Imagine segurar um objeto que já esteve nas mãos de uma das figuras mais sombrias da história. Não é algo que se vê todo dia, certo? Em 2022, um relógio de ouro de Adolf Hitler, tomado de seu refúgio nos Alpes por um soldado francês nos últimos momentos da Segunda Guerra Mundial, foi leiloado em Maryland, nos Estados Unidos, por 1,1 milhão de dólares, bem menos que os 2 a 4 milhões estimados inicialmente.
Fabricado pela suíça LeCoultre, o relógio é uma peça de luxo marcada por símbolos inconfundíveis: as iniciais de Hitler, a suástica e a águia imperial alemã. Gravadas no ouro, estão três datas simbólicas: o aniversário do ditador, o dia em que ele assumiu como chanceler e a vitória do Partido Nazista nas eleições de 1933. Acredita-se que o presente veio da própria legenda nazista, logo após sua ascensão ao poder em 1933. O design é intrigante: reversível, permite girar o mostrador para dentro, protegendo-o e exibindo as gravações. Embora os componentes sejam da LeCoultre, a montagem parece ter sido feita por Andreas Huber, relojoeiro ligado à corte bávara. Registros? Poucos. Os da Jaeger-LeCoultre não existem, e os de Huber viraram cinzas num bombardeio em 1944. Ainda assim, uma carta de um relojoeiro suíço e o depoimento da filha do soldado que o pegou garantem sua origem.
Bill Panagopulos, chefe da casa de leilões, vibrou com o evento. “Único! Nunca tínhamos leiloado um relógio de Hitler, e este tem procedência sólida”, disse ele na época. Já vendeu de tudo do ditador, pratos, roupas, móveis, mas um relógio, afirmava, era mais pessoal. Ele insistiu que não era uma homenagem. “Não estamos celebrando o pior homem da história.
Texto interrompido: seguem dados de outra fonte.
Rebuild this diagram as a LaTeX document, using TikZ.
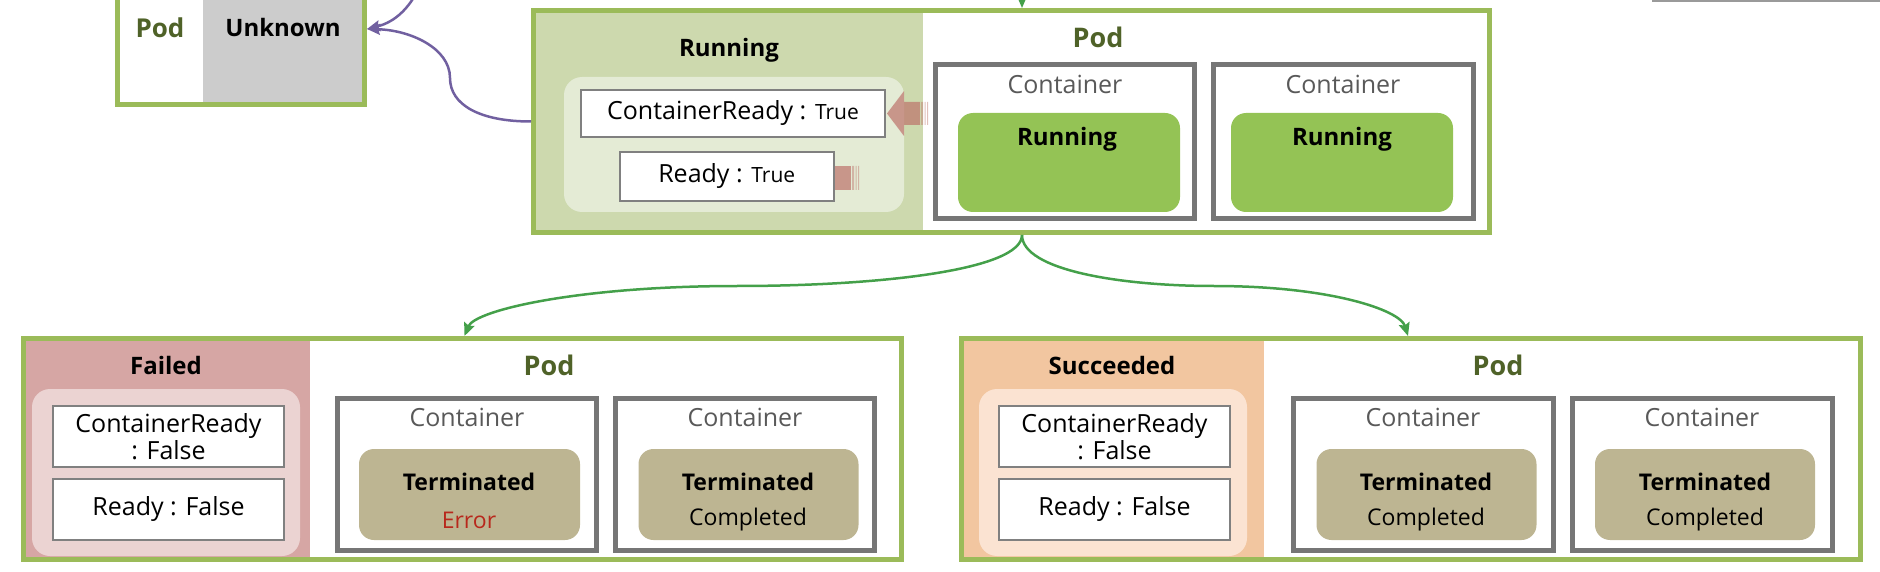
\documentclass[tikz,border=0pt]{standalone}
\usepackage{fontspec}
\setmainfont{Open Sans}
\usetikzlibrary{arrows.meta,fit}
\definecolor{podgreen}{HTML}{9BBB59}
\definecolor{podtext}{HTML}{4F6228}
\definecolor{runregion}{HTML}{CDD9AE}
\definecolor{runpanel}{HTML}{E4EBD5}
\definecolor{unkgray}{HTML}{CCCCCC}
\definecolor{failregion}{HTML}{D6A6A4}
\definecolor{failpanel}{HTML}{EBD3D2}
\definecolor{succregion}{HTML}{F2C6A0}
\definecolor{succpanel}{HTML}{FBE3D2}
\definecolor{contgray}{HTML}{767676}
\definecolor{condgray}{HTML}{808080}
\definecolor{runfill}{HTML}{94C355}
\definecolor{termfill}{HTML}{BDB592}
\definecolor{errred}{HTML}{B8281C}
\definecolor{purplearr}{HTML}{7160A0}
\definecolor{greenarr}{HTML}{44A04A}
\definecolor{conttext}{HTML}{595959}
\definecolor{blockc}{RGB}{189,115,107}
\definecolor{topline}{HTML}{9A9A9A}
\begin{document}
\begin{tikzpicture}[x=1pt,y=-1pt,
  podbox/.style={draw=podgreen,line width=5pt,inner sep=0pt,outer sep=2.5pt,rectangle},
  panelbox/.style={rounded corners=18pt,inner sep=0pt,draw=none},
  condbox/.style={draw=condgray,line width=2pt,fill=white,inner sep=0pt,align=center,
    font=\fontsize{25}{27}\selectfont},
  contbox/.style={draw=contgray,line width=5pt,inner sep=0pt},
  statebox/.style={rounded corners=15pt,inner sep=0pt,draw=none},
  podtitle/.style={font=\bfseries\fontsize{27}{30}\selectfont,text=podtext,inner sep=0pt},
  statetitle/.style={font=\bfseries\fontsize{24}{28}\selectfont,text=black,inner sep=0pt},
  contlabel/.style={font=\fontsize{25}{28}\selectfont,text=conttext,inner sep=0pt},
  statuslabel/.style={font=\bfseries\fontsize{23}{26}\selectfont,text=black,inner sep=0pt},
  reasonlabel/.style={font=\fontsize{23}{26}\selectfont,inner sep=0pt},
  garrow/.style={draw=greenarr,line width=2.5pt,-{Stealth[length=13pt,width=11pt,inset=2pt]}},
  parrow/.style={draw=purplearr,line width=2.5pt,-{Stealth[length=13pt,width=11pt,inset=2pt]}},
  blk/.style={fill=blockc,fill opacity=0.7},
  blkstripe/.style={fill=blockc,fill opacity=0.45}
]
\useasboundingbox (0,0) rectangle (1880,572);

% fragment line at top right
\draw[topline,line width=2pt] (1652,1) -- (1880,1);

% state regions
\fill[unkgray] (203,-49) rectangle (364.5,104.5);
\fill[runregion] (533.5,10.5) rectangle (923,232.5);
\fill[failregion] (23,338.5) rectangle (310,559.5);
\fill[succregion] (961.5,338.5) rectangle (1264,559.5);

% pod frames
\node[podbox,minimum width=247pt,minimum height=151pt] (unk) at (241,29) {};
\node[podbox,minimum width=956pt,minimum height=222pt] (run) at (1011.5,121.5) {};
\node[podbox,minimum width=878.5pt,minimum height=221pt] (fail) at (462.25,449) {};
\node[podbox,minimum width=899pt,minimum height=221pt] (succ) at (1411,449) {};

% Unknown pod texts
\node[podtitle,font=\bfseries\fontsize{26}{30}\selectfont] (unkpod) at (160,28) {Pod};
\node[statetitle] (unkstate) at (283,28) {Unknown};

% condition panels
\node[panelbox,fill=runpanel,fit={(564,77) (904,212)}] (runp) {};
\node[panelbox,fill=failpanel,fit={(32,389) (300,556)}] (failp) {};
\node[panelbox,fill=succpanel,fit={(979,389) (1247,556)}] (succp) {};

% block arrows (running)
\fill[blk] (887,113.5) -- (904,91) -- (904,102) -- (920,102) -- (920,125) -- (904,125) -- (904,136) -- cycle;
\fill[blkstripe] (921,102) rectangle (923,125) (924.5,102) rectangle (925.5,125) (927,102) rectangle (928,125);
\fill[blk] (830,166) rectangle (851,190);
\fill[blkstripe] (852,166) rectangle (854,190) (855.5,166) rectangle (856.5,190) (858,166) rectangle (859,190);

% condition boxes
\node[condbox,minimum width=304pt,minimum height=47pt] (runcr) at (733,113.5)
  {ContainerReady : {\fontsize{21}{24}\selectfont True}};
\node[condbox,minimum width=213.5pt,minimum height=49pt] (runrd) at (726.75,176.5)
  {Ready : {\fontsize{21}{24}\selectfont True}};
\node[condbox,minimum width=231pt,minimum height=61pt] (failcr) at (168.5,436.5)
  {ContainerReady\\: False};
\node[condbox,minimum width=231pt,minimum height=61pt] (failrd) at (168.5,509.5)
  {Ready : False};
\node[condbox,minimum width=231pt,minimum height=61pt] (succcr) at (1114.5,436.5)
  {ContainerReady\\: False};
\node[condbox,minimum width=231pt,minimum height=61pt] (succrd) at (1114.5,509.5)
  {Ready : False};

% state titles and pod titles
\node[statetitle] (runstate) at (729,50) {Running};
\node[podtitle] (runpod) at (1098,37) {Pod};
\node[statetitle] (failstate) at (166,365) {Failed};
\node[podtitle] (failpod) at (549,365) {Pod};
\node[statetitle] (succstate) at (1112,365) {Succeeded};
\node[podtitle] (succpod) at (1498,365) {Pod};

% containers
\node[contbox,minimum width=259.5pt,minimum height=154pt] (rc1) at (1064.75,141.5) {};
\node[contbox,minimum width=260pt,minimum height=154pt] (rc2) at (1343.5,141.5) {};
\node[contbox,minimum width=259pt,minimum height=152pt] (fc1) at (466.5,474.5) {};
\node[contbox,minimum width=259pt,minimum height=152pt] (fc2) at (745,474.5) {};
\node[contbox,minimum width=260pt,minimum height=152pt] (sc1) at (1423.5,474.5) {};
\node[contbox,minimum width=260pt,minimum height=152pt] (sc2) at (1702,474.5) {};

\node[contlabel] (rc1l) at (1065,84) {Container};
\node[contlabel] (rc2l) at (1343,84) {Container};
\node[contlabel] (fc1l) at (467,417) {Container};
\node[contlabel] (fc2l) at (745,417) {Container};
\node[contlabel] (sc1l) at (1423,417) {Container};
\node[contlabel] (sc2l) at (1702,417) {Container};

% container states
\node[statebox,fill=runfill,minimum width=222pt,minimum height=99pt] (rs1) at (1069,162.5) {};
\node[statebox,fill=runfill,minimum width=222pt,minimum height=99pt] (rs2) at (1342,162.5) {};
\node[statebox,fill=termfill,minimum width=221pt,minimum height=91pt] (fs1) at (469.5,494.5) {};
\node[statebox,fill=termfill,minimum width=220pt,minimum height=91pt] (fs2) at (748.5,494.5) {};
\node[statebox,fill=termfill,minimum width=220pt,minimum height=91pt] (ss1) at (1426.5,494.5) {};
\node[statebox,fill=termfill,minimum width=220pt,minimum height=91pt] (ss2) at (1705,494.5) {};

\node[statuslabel,font=\bfseries\fontsize{24}{27}\selectfont] (rs1l) at (1067,139) {Running};
\node[statuslabel,font=\bfseries\fontsize{24}{27}\selectfont] (rs2l) at (1342,139) {Running};
\node[statuslabel] (fs1l) at (469,482) {Terminated};
\node[reasonlabel,text=errred] (fs1r) at (469,520) {Error};
\node[statuslabel] (fs2l) at (748,482) {Terminated};
\node[reasonlabel] (fs2r) at (748,520) {Completed};
\node[statuslabel] (ss1l) at (1426,482) {Terminated};
\node[reasonlabel] (ss1r) at (1426,520) {Completed};
\node[statuslabel] (ss2l) at (1705,482) {Terminated};
\node[reasonlabel] (ss2r) at (1705,520) {Completed};

% connectors
\coordinate (topin) at (1022,-30);
\draw[garrow] (topin) -- ([xshift=10.5pt]run.north);
\draw[garrow] ([xshift=10.5pt]run.south) .. controls (1022,270) and (880,286) .. (737,286)
  .. controls (580,286) and (475,310) .. ([xshift=2.25pt]fail.north);
\draw[garrow] ([xshift=10.5pt]run.south) .. controls (1022,270) and (1120,286) .. (1214,286)
  .. controls (1330,286) and (1400,310) .. ([xshift=-3pt]succ.north);

\draw[parrow] (run.west) .. controls (480,121.5) and (450,105) .. (450,78)
  .. controls (450,48) and (410,30) .. (unk.east);
\coordinate (purpin) at (425,-25);
\draw[parrow] (purpin) .. controls (412,8) and (395,22) .. (unk.east);
\end{tikzpicture}
\end{document}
É uma relíquia rara, um eco de um tempo terrível que precisa ser lembrado.”
A história do relógio é quase um filme. Em maio de 1945, o sargento francês Robert Mignot integrou a tropa que invadiu o Berghof, o retiro alpino de Hitler. Antes dos americanos chegarem, os soldados pegaram o que podiam. Entre os “troféus”, os itens do Führer valiam ouro. Mignot levou o relógio para a França, vendeu-o a um primo, e o neto desse primo decidiu leiloá-lo em 2022.
O leilão, claro, gerou polêmica. Alguns defendiam a preservação da memória histórica; outros viam um risco de glorificar o horror. Vendido por 1,1 milhão de dólares, o relógio ficou com um comprador anônimo, dizem que um judeu europeu. Seja como for, essa peça é mais que um objeto: é um fragmento de um passado que, gostemos ou não, ainda ressoa.